Sentence_Length = Len(Range("B2").Value)

For i = 1 To Sentence_Length
    Debug.Print Range("B2").Characters(i, 1).Text
   
    If Range("B2").Characters(i, 1).Font.Bold = True Then
        Debug.Print "Bold"
    Else
        Debug.Print "Regular"
    End If
Next i

Below is the explanation of above code.

First we need to define our variables. Then below line of code measure the number of characters inside B2 cell.

Sentence_Length = Len(Range("B2").Value)

And this for next loop, loop through all the letters in B2 cell.

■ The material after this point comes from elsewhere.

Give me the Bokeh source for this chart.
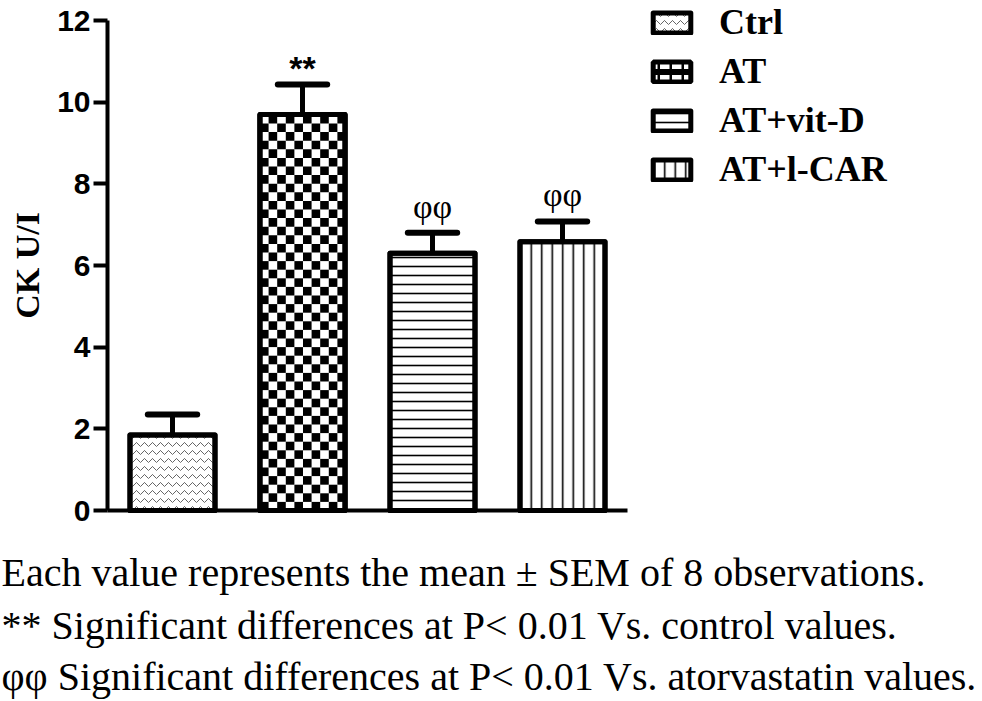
import math
from bokeh.plotting import figure
from bokeh.models import (Range1d, FixedTicker, Legend, LegendItem, Label,
                          ColumnDataSource)
from bokeh.core.properties import value
from bokeh.embed import file_html
from bokeh.resources import INLINE

# ---------------- data ----------------
categories = ["Ctrl", "AT", "AT+vit-D", "AT+l-CAR"]
means = [1.85, 9.70, 6.30, 6.58]
sems = [0.50, 0.73, 0.50, 0.50]
sig_marks = ["", "**", "\u03c6\u03c6", "\u03c6\u03c6"]
yticks = [0, 2, 4, 6, 8, 10, 12]
y_label = "CK U/I"
footnotes = [
    "Each value represents the mean \u00b1 SEM of 8 observations.",
    "** Significant differences at P< 0.01 Vs. control values.",
    "\u03c6\u03c6 Significant differences at P< 0.01 Vs. atorvastatin values.",
]

# ---------------- geometry / styling ----------------
W, H = 982, 701
AXIS_X_PX, AXIS_Y_PX = 107, 510      # where x=-0.5 and y=0 sit on the page
PX_X = 130.0                         # pixels per category step
PX_Y = 490 / 12.0                    # pixels per y unit
X0 = -0.5 - AXIS_X_PX / PX_X
Y0 = -(H - AXIS_Y_PX) / PX_Y
BAR_W = 0.654

patterns = ["horizontal_wave", "blank", "horizontal_line", "vertical_line"]
pattern_color = ["#666666", "black", "black", "black"]
pattern_scale = [8, 12, 9, 10.5]
pattern_weight = [1.0, 1, 1.6, 1.6]

p = figure(width=W, height=H, output_backend="svg", toolbar_location=None,
           x_range=Range1d(X0, X0 + W / PX_X), y_range=Range1d(Y0, Y0 + H / PX_Y),
           min_border=0)
p.outline_line_color = None
p.grid.visible = False

xs = list(range(len(categories)))
tops = [m + s for m, s in zip(means, sems)]

# error bars (upper only)
p.segment(x0=xs, y0=means, x1=xs, y1=tops, line_width=5, line_color="black")
p.segment(x0=[x - 0.19 for x in xs], y0=tops, x1=[x + 0.19 for x in xs], y1=tops,
          line_width=6, line_color="black", line_cap="round")

# AT legend swatch renderer (covered by the real bar)
r_at_legend = p.vbar(x=[xs[1]], top=[means[1]], bottom=0, width=BAR_W,
                     fill_color="black", line_color="black", line_width=5,
                     hatch_pattern="horizontal_dash", hatch_color="white",
                     hatch_scale=12, hatch_weight=6)

bar_renderers = []
for i, c in enumerate(categories):
    r = p.vbar(x=[xs[i]], top=[means[i]], bottom=0, width=BAR_W,
               fill_color="white", line_color="black", line_width=5, line_join="round",
               hatch_pattern=patterns[i], hatch_color=pattern_color[i],
               hatch_scale=pattern_scale[i], hatch_weight=pattern_weight[i])
    bar_renderers.append(r)

# checkerboard fill of the AT bar
cw = 8.6 / PX_X
ch = 8.6 / PX_Y
left0 = xs[1] - BAR_W / 2
ncol = int(round(BAR_W / cw))
nrow = int(math.ceil(means[1] / ch))
L, R, B, T = [], [], [], []
for r_ in range(nrow):
    for c_ in range(ncol):
        if (r_ + c_) % 2 == 0:
            L.append(left0 + c_ * cw)
            R.append(left0 + (c_ + 1) * cw)
            B.append(r_ * ch)
            T.append(min((r_ + 1) * ch, means[1]))
p.quad(left=L, right=R, bottom=B, top=T, fill_color="black", line_color=None)

# outlines on top
p.vbar(x=xs, top=means, bottom=0, width=BAR_W, fill_color=None,
       line_color="black", line_width=5, line_join="round")

# significance marks
src_a = ColumnDataSource(dict(x=[xs[1]], y=[tops[1]], t=[sig_marks[1]]))
p.text(x="x", y="y", text="t", source=src_a, text_align="center", text_baseline="bottom",
       y_offset=2, text_font=value("Liberation Sans"), text_font_size="34px",
       text_font_style="bold", text_color="black")
src_b = ColumnDataSource(dict(x=xs[2:], y=tops[2:], t=sig_marks[2:]))
p.text(x="x", y="y", text="t", source=src_b, text_align="center", text_baseline="bottom",
       y_offset=-8, text_font=value("Liberation Serif"), text_font_size="34px",
       text_color="black")

# axes (drawn at fixed data locations inside the full-page frame)
p.yaxis.fixed_location = -0.5
p.yaxis.ticker = FixedTicker(ticks=yticks)
p.yaxis.bounds = (0, 12)
p.yaxis.axis_line_width = 4
p.yaxis.major_tick_line_width = 4
p.yaxis.major_tick_out = 14
p.yaxis.major_tick_in = 0
p.yaxis.minor_tick_line_color = None
p.yaxis.major_label_standoff = 3
p.yaxis.major_label_text_font = "Liberation Sans"
p.yaxis.major_label_text_font_style = "bold"
p.yaxis.major_label_text_font_size = "30px"
p.yaxis.major_label_text_color = "black"
p.yaxis.axis_label = y_label
p.yaxis.axis_label_text_font = "Liberation Serif"
p.yaxis.axis_label_text_font_style = "bold"
p.yaxis.axis_label_text_font_size = "34px"
p.yaxis.axis_label_text_color = "black"
p.yaxis.axis_label_standoff = 8

p.xaxis.fixed_location = 0
p.xaxis.ticker = FixedTicker(ticks=[])
p.xaxis.bounds = (-0.5, 3.5)
p.xaxis.axis_line_width = 4
p.xaxis.major_tick_line_color = None
p.xaxis.minor_tick_line_color = None
p.xaxis.major_label_text_font_size = "0px"
p.xaxis.major_label_standoff = 0

# legend
items = [LegendItem(label=categories[0], renderers=[bar_renderers[0]]),
         LegendItem(label=categories[1], renderers=[r_at_legend]),
         LegendItem(label=categories[2], renderers=[bar_renderers[2]]),
         LegendItem(label=categories[3], renderers=[bar_renderers[3]])]
legend = Legend(items=items, location=(648, 511), orientation="vertical",
                glyph_width=47, glyph_height=25, label_standoff=24, spacing=7,
                padding=0, margin=0, border_line_color=None, background_fill_alpha=0,
                label_text_font="Liberation Serif", label_text_font_style="bold",
                label_text_font_size="36px", label_text_color="black")
p.add_layout(legend, "center")

# footnotes
note_baselines = [H - 585 + 13, H - 638 + 13, H - 689 + 13]
for t, yb in zip(footnotes, note_baselines):
    p.add_layout(Label(x=1, y=yb, x_units="screen", y_units="screen", text=t,
                       text_font="Liberation Serif", text_font_size="40px",
                       text_baseline="alphabetic", text_color="black"))

open("out.html", "w").write(file_html(p, INLINE))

For i = 1 To Sentence_Length
   
Next i

Below line prints the each character in immediate window. Please note that this program will consider spaces also as characters.

Debug.Print Range("B2").Characters(i, 1).Text

This part of the code checks whether the character is bold or regular and print the result in immediate window.

If Range("B2").Characters(i, 1).Font.Bold = True Then
        Debug.Print "Bold"
Else
        Debug.Print "Regular"
End If

Here is an image of immediate window after running the macro.


So this is just a very simple example. You can alter this code to suit with your requirements.